| Salad and Bruschetta |
- Bruschetta Seasoning Mix - basil, oregano, red pepper, tomato, garlic, onion, sea salt
- 1/3 cup veggie broth
- 2 tablespoons balsamic vinegar
- 2 pounds (about 10) plum tomatoes, quartered - Truly need lots of these!
- 8 ounces pasta, cooked
Misc VEGGIES to add:
- Squash and zucchini
- mushrooms
- onions
- garlic
- bell pepper
- handful of spinach
MORE POSSIBILITIES:
- eggplant
- asparagus
- parsley
- Preheat oven to 425°F.
- Saute garlic, onions and bell pepper in a skillet that goes from stovetop to oven (no plastic handles). Avoid oil - sauté in water or broth.
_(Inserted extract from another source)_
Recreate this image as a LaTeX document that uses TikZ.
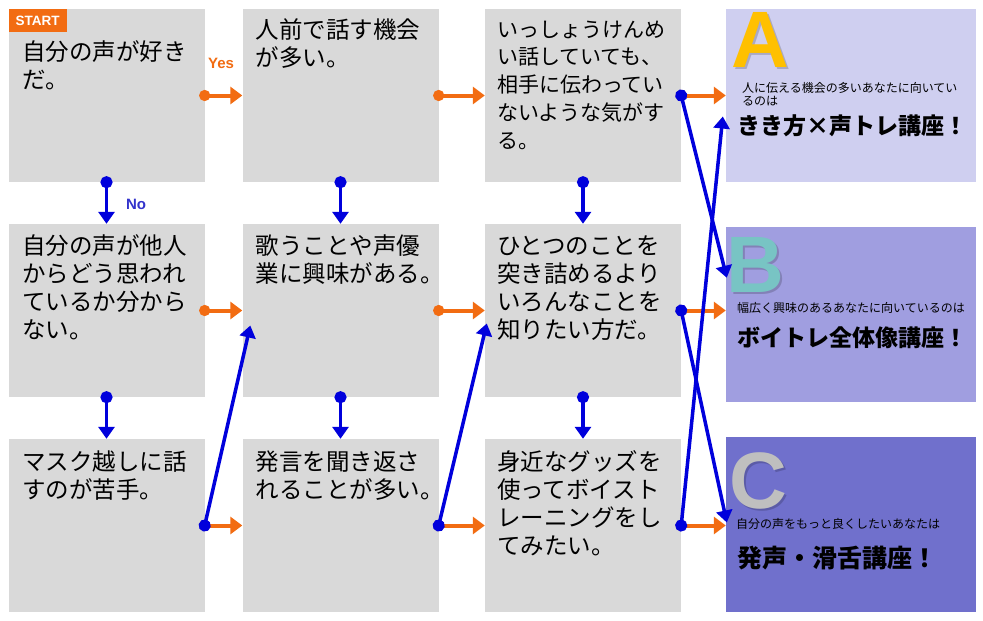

- Mix seasoning, broth and vinegar in large bowl. Add tomatoes and misc other veggies to the sautéed veggies; toss to coat.
- Bake 30 minutes.
- Toss all with pasta in large bowl.
NOTE:
I used to do the whole thing stovetop, but not anymore! When baked in the oven, the tomatoes were much better and they didn't get lost like they seem to do when only working stovetop. Everything seemed to have more flavor.